• [Task goal]: Reproduce each line of the material exactly, minus any picture.

• [Dataset content]:
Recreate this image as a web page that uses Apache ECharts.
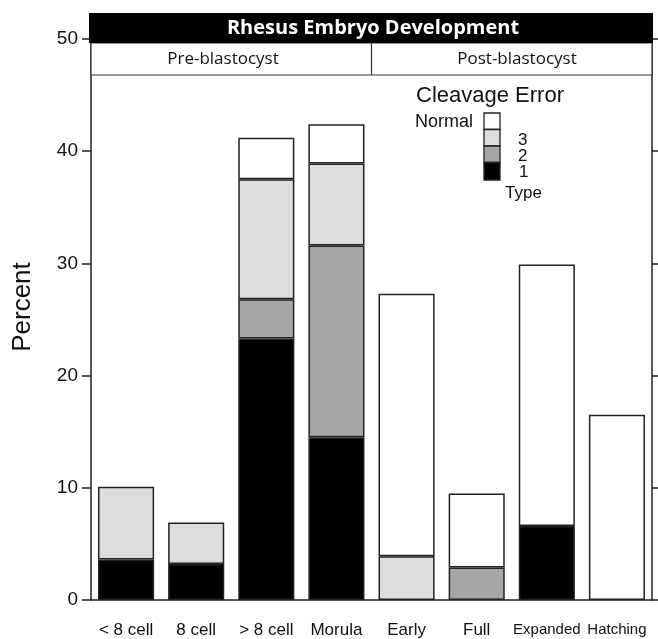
<!DOCTYPE html>
<html>
<head>
<meta charset="utf-8">
<script src="https://cdn.jsdelivr.net/npm/echarts@6/dist/echarts.min.js"></script>
<style>
html,body{margin:0;padding:0;background:#fff;}
#c{width:658px;height:639px;}
</style>
</head>
<body>
<div id="c"></div>
<script>
// ---- data (percent) ----
var categories = ['< 8 cell', '8 cell', '> 8 cell', 'Morula', 'Early', 'Full', 'Expanded', 'Hatching'];
var type1  = [3.6, 3.2, 23.3, 14.5, null, null, 6.6, null];
var type2  = [null, null, 3.5, 17.1, null, 2.9, null, null];
var type3  = [6.5, 3.7, 10.7, 7.3, 3.9, null, null, null];
var normal = [null, null, 3.7, 3.5, 23.4, 6.6, 23.3, 16.5];
var yTicks = [0, 10, 20, 30, 40, 50];
var groupLabels = ['Pre-blastocyst', 'Post-blastocyst'];
var chartTitle = 'Rhesus Embryo Development';

var FONT = '"Liberation Sans", Arial, sans-serif';
var chart = echarts.init(document.getElementById('c'));

function barSeries(name, data, color) {
  return {
    name: name, type: 'bar', stack: 'total', data: data,
    barWidth: '80%',
    itemStyle: { color: color, borderColor: '#222', borderWidth: 1.5 },
    emphasis: { disabled: true }
  };
}

var lx = 484, ly = 113, bh = 16.5;
var option = {
  animation: false,
  backgroundColor: '#fff',
  grid: { left: 91, right: 6, top: 39, bottom: 38, containLabel: false },
  xAxis: {
    type: 'category', data: categories,
    axisLine: { lineStyle: { color: '#222', width: 1.5 } },
    axisTick: { length: 9, lineStyle: { color: '#222', width: 1.5 } },
    axisLabel: {
      color: '#111', fontFamily: FONT, fontSize: 17, margin: 22, interval: 0,
      formatter: function (v) {
        if (v === 'Expanded' || v === 'Hatching') return '{s|' + v + '}';
        return v;
      },
      rich: { s: { fontSize: 15, fontFamily: FONT, color: '#111' } }
    }
  },
  yAxis: [{
    type: 'value', min: yTicks[0], max: yTicks[yTicks.length - 1], interval: 10,
    axisLine: { show: true, lineStyle: { color: '#222', width: 1.5 } },
    axisTick: { show: true, length: 9, lineStyle: { color: '#222', width: 1.5 } },
    axisLabel: { color: '#111', fontFamily: FONT, fontSize: 19, margin: 13 },
    splitLine: { show: false }
  }, {
    type: 'value', position: 'right', min: yTicks[0], max: yTicks[yTicks.length - 1], interval: 10,
    axisLine: { show: true, lineStyle: { color: '#222', width: 1.5 } },
    axisTick: { show: true, length: 7, lineStyle: { color: '#222', width: 1.5 } },
    axisLabel: { show: false },
    splitLine: { show: false }
  }],
  series: [
    barSeries('1', type1, '#000000'),
    barSeries('2', type2, '#a6a6a6'),
    barSeries('3', type3, '#dcdedd'),
    barSeries('Normal', normal, '#ffffff')
  ],
  graphic: [
    // y axis title
    { type: 'text', x: 23, y: 307, rotation: Math.PI / 2, z: 110,
      style: { text: 'Percent', fill: '#111', font: '26px ' + FONT,
               textAlign: 'center', textVerticalAlign: 'middle' } },
    // header strip
    { type: 'rect', shape: { x: 91, y: 43, width: 561, height: 32 },
      style: { fill: '#fff', stroke: '#333', lineWidth: 1.2 }, z: 100 },
    { type: 'line', shape: { x1: 371.5, y1: 43, x2: 371.5, y2: 75 },
      style: { stroke: '#333', lineWidth: 1.2 }, z: 101 },
    { type: 'rect', shape: { x: 89, y: 13, width: 564, height: 30 },
      style: { fill: '#000' }, z: 102 },
    { type: 'text', x: 373, y: 28, z: 103,
      style: { text: chartTitle, fill: '#fff', font: 'bold 20px "Open Sans", sans-serif',
               textAlign: 'center', textVerticalAlign: 'middle' } },
    { type: 'text', x: 223, y: 59, z: 103,
      style: { text: groupLabels[0], fill: '#111', font: '17px "Open Sans", sans-serif',
               textAlign: 'center', textVerticalAlign: 'middle' } },
    { type: 'text', x: 517, y: 59, z: 103,
      style: { text: groupLabels[1], fill: '#111', font: '17px "Open Sans", sans-serif',
               textAlign: 'center', textVerticalAlign: 'middle' } },
    // legend
    { type: 'text', x: 416, y: 96, z: 110,
      style: { text: 'Cleavage Error', fill: '#111', font: '22px ' + FONT,
               textAlign: 'left', textVerticalAlign: 'middle' } },
    { type: 'text', x: 415, y: 122, z: 110,
      style: { text: 'Normal', fill: '#111', font: '18px ' + FONT,
               textAlign: 'left', textVerticalAlign: 'middle' } },
    { type: 'rect', shape: { x: lx, y: ly, width: 16, height: bh }, z: 110,
      style: { fill: '#ffffff', stroke: '#222', lineWidth: 1.3 } },
    { type: 'rect', shape: { x: lx, y: ly + bh, width: 16, height: bh }, z: 110,
      style: { fill: '#dcdedd', stroke: '#222', lineWidth: 1.3 } },
    { type: 'rect', shape: { x: lx, y: ly + 2 * bh, width: 16, height: bh }, z: 110,
      style: { fill: '#a6a6a6', stroke: '#222', lineWidth: 1.3 } },
    { type: 'rect', shape: { x: lx, y: ly + 3 * bh, width: 16, height: bh + 1 }, z: 110,
      style: { fill: '#000000', stroke: '#222', lineWidth: 1.3 } },
    { type: 'text', x: 518, y: 140, z: 110,
      style: { text: '3', fill: '#111', font: '17px ' + FONT, textAlign: 'left', textVerticalAlign: 'middle' } },
    { type: 'text', x: 518, y: 156, z: 110,
      style: { text: '2', fill: '#111', font: '17px ' + FONT, textAlign: 'left', textVerticalAlign: 'middle' } },
    { type: 'text', x: 519, y: 172, z: 110,
      style: { text: '1', fill: '#111', font: '17px ' + FONT, textAlign: 'left', textVerticalAlign: 'middle' } },
    { type: 'text', x: 505, y: 193, z: 110,
      style: { text: 'Type', fill: '#111', font: '17px ' + FONT, textAlign: 'left', textVerticalAlign: 'middle' } }
  ]
};
chart.setOption(option);
</script>
</body>
</html>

• [Answer to this task]:
Recreate this image as a web page that uses Apache ECharts.
<!DOCTYPE html>
<html>
<head>
<meta charset="utf-8">
<script src="https://cdn.jsdelivr.net/npm/echarts@6/dist/echarts.min.js"></script>
<style>
html,body{margin:0;padding:0;background:#fff;}
#c{width:658px;height:639px;}
</style>
</head>
<body>
<div id="c"></div>
<script>
// ---- data (percent) ----
var categories = ['< 8 cell', '8 cell', '> 8 cell', 'Morula', 'Early', 'Full', 'Expanded', 'Hatching'];
var type1  = [3.6, 3.2, 23.3, 14.5, null, null, 6.6, null];
var type2  = [null, null, 3.5, 17.1, null, 2.9, null, null];
var type3  = [6.5, 3.7, 10.7, 7.3, 3.9, null, null, null];
var normal = [null, null, 3.7, 3.5, 23.4, 6.6, 23.3, 16.5];
var yTicks = [0, 10, 20, 30, 40, 50];
var groupLabels = ['Pre-blastocyst', 'Post-blastocyst'];
var chartTitle = 'Rhesus Embryo Development';

var FONT = '"Liberation Sans", Arial, sans-serif';
var chart = echarts.init(document.getElementById('c'));

function barSeries(name, data, color) {
  return {
    name: name, type: 'bar', stack: 'total', data: data,
    barWidth: '80%',
    itemStyle: { color: color, borderColor: '#222', borderWidth: 1.5 },
    emphasis: { disabled: true }
  };
}

var lx = 484, ly = 113, bh = 16.5;
var option = {
  animation: false,
  backgroundColor: '#fff',
  grid: { left: 91, right: 6, top: 39, bottom: 38, containLabel: false },
  xAxis: {
    type: 'category', data: categories,
    axisLine: { lineStyle: { color: '#222', width: 1.5 } },
    axisTick: { length: 9, lineStyle: { color: '#222', width: 1.5 } },
    axisLabel: {
      color: '#111', fontFamily: FONT, fontSize: 17, margin: 22, interval: 0,
      formatter: function (v) {
        if (v === 'Expanded' || v === 'Hatching') return '{s|' + v + '}';
        return v;
      },
      rich: { s: { fontSize: 15, fontFamily: FONT, color: '#111' } }
    }
  },
  yAxis: [{
    type: 'value', min: yTicks[0], max: yTicks[yTicks.length - 1], interval: 10,
    axisLine: { show: true, lineStyle: { color: '#222', width: 1.5 } },
    axisTick: { show: true, length: 9, lineStyle: { color: '#222', width: 1.5 } },
    axisLabel: { color: '#111', fontFamily: FONT, fontSize: 19, margin: 13 },
    splitLine: { show: false }
  }, {
    type: 'value', position: 'right', min: yTicks[0], max: yTicks[yTicks.length - 1], interval: 10,
    axisLine: { show: true, lineStyle: { color: '#222', width: 1.5 } },
    axisTick: { show: true, length: 7, lineStyle: { color: '#222', width: 1.5 } },
    axisLabel: { show: false },
    splitLine: { show: false }
  }],
  series: [
    barSeries('1', type1, '#000000'),
    barSeries('2', type2, '#a6a6a6'),
    barSeries('3', type3, '#dcdedd'),
    barSeries('Normal', normal, '#ffffff')
  ],
  graphic: [
    // y axis title
    { type: 'text', x: 23, y: 307, rotation: Math.PI / 2, z: 110,
      style: { text: 'Percent', fill: '#111', font: '26px ' + FONT,
               textAlign: 'center', textVerticalAlign: 'middle' } },
    // header strip
    { type: 'rect', shape: { x: 91, y: 43, width: 561, height: 32 },
      style: { fill: '#fff', stroke: '#333', lineWidth: 1.2 }, z: 100 },
    { type: 'line', shape: { x1: 371.5, y1: 43, x2: 371.5, y2: 75 },
      style: { stroke: '#333', lineWidth: 1.2 }, z: 101 },
    { type: 'rect', shape: { x: 89, y: 13, width: 564, height: 30 },
      style: { fill: '#000' }, z: 102 },
    { type: 'text', x: 373, y: 28, z: 103,
      style: { text: chartTitle, fill: '#fff', font: 'bold 20px "Open Sans", sans-serif',
               textAlign: 'center', textVerticalAlign: 'middle' } },
    { type: 'text', x: 223, y: 59, z: 103,
      style: { text: groupLabels[0], fill: '#111', font: '17px "Open Sans", sans-serif',
               textAlign: 'center', textVerticalAlign: 'middle' } },
    { type: 'text', x: 517, y: 59, z: 103,
      style: { text: groupLabels[1], fill: '#111', font: '17px "Open Sans", sans-serif',
               textAlign: 'center', textVerticalAlign: 'middle' } },
    // legend
    { type: 'text', x: 416, y: 96, z: 110,
      style: { text: 'Cleavage Error', fill: '#111', font: '22px ' + FONT,
               textAlign: 'left', textVerticalAlign: 'middle' } },
    { type: 'text', x: 415, y: 122, z: 110,
      style: { text: 'Normal', fill: '#111', font: '18px ' + FONT,
               textAlign: 'left', textVerticalAlign: 'middle' } },
    { type: 'rect', shape: { x: lx, y: ly, width: 16, height: bh }, z: 110,
      style: { fill: '#ffffff', stroke: '#222', lineWidth: 1.3 } },
    { type: 'rect', shape: { x: lx, y: ly + bh, width: 16, height: bh }, z: 110,
      style: { fill: '#dcdedd', stroke: '#222', lineWidth: 1.3 } },
    { type: 'rect', shape: { x: lx, y: ly + 2 * bh, width: 16, height: bh }, z: 110,
      style: { fill: '#a6a6a6', stroke: '#222', lineWidth: 1.3 } },
    { type: 'rect', shape: { x: lx, y: ly + 3 * bh, width: 16, height: bh + 1 }, z: 110,
      style: { fill: '#000000', stroke: '#222', lineWidth: 1.3 } },
    { type: 'text', x: 518, y: 140, z: 110,
      style: { text: '3', fill: '#111', font: '17px ' + FONT, textAlign: 'left', textVerticalAlign: 'middle' } },
    { type: 'text', x: 518, y: 156, z: 110,
      style: { text: '2', fill: '#111', font: '17px ' + FONT, textAlign: 'left', textVerticalAlign: 'middle' } },
    { type: 'text', x: 519, y: 172, z: 110,
      style: { text: '1', fill: '#111', font: '17px ' + FONT, textAlign: 'left', textVerticalAlign: 'middle' } },
    { type: 'text', x: 505, y: 193, z: 110,
      style: { text: 'Type', fill: '#111', font: '17px ' + FONT, textAlign: 'left', textVerticalAlign: 'middle' } }
  ]
};
chart.setOption(option);
</script>
</body>
</html>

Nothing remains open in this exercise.